* [Supplied information]:
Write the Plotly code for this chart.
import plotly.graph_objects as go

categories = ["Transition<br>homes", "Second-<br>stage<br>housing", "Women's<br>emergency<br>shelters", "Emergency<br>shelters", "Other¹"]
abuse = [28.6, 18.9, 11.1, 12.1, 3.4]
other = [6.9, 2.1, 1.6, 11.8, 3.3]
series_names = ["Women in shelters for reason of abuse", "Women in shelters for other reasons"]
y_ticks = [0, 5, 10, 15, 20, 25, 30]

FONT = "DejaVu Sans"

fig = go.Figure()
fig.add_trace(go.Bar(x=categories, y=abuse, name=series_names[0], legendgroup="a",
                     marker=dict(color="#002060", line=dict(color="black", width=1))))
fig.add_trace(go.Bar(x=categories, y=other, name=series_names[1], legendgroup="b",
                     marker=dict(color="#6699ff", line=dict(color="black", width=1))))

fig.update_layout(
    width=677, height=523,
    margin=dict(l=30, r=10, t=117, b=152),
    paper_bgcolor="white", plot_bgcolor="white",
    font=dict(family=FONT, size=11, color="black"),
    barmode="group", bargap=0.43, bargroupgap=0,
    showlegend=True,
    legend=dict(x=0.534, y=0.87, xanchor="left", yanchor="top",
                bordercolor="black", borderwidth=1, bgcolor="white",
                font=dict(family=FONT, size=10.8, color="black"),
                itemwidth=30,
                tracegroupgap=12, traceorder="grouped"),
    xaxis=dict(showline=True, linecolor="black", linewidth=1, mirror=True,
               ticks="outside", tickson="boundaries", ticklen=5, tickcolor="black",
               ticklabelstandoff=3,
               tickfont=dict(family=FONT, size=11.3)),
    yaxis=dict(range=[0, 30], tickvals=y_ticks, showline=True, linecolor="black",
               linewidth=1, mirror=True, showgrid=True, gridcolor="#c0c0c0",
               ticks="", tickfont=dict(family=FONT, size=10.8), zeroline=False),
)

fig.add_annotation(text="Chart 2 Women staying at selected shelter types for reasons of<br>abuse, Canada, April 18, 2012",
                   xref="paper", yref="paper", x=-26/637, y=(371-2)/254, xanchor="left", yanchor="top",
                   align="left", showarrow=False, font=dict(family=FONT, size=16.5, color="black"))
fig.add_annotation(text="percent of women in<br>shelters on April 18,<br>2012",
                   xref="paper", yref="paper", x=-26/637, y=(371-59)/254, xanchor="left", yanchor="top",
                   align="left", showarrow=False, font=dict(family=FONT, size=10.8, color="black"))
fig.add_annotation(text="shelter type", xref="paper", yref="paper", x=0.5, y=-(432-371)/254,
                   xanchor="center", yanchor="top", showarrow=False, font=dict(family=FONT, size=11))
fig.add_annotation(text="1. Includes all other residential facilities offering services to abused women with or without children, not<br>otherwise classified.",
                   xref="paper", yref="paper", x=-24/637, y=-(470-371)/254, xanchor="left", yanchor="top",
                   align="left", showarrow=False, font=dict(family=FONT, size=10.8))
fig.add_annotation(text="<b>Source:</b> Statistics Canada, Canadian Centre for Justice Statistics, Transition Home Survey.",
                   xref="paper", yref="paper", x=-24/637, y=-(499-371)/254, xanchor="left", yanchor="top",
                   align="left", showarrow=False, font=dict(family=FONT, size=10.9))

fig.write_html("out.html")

* [Task prompt]: Please print the material above exactly as it appears, from its first line through the line containing "import plotly.graph_objects as go", inclusive, and stop there.

* [Reply]:
Write the Plotly code for this chart.
import plotly.graph_objects as go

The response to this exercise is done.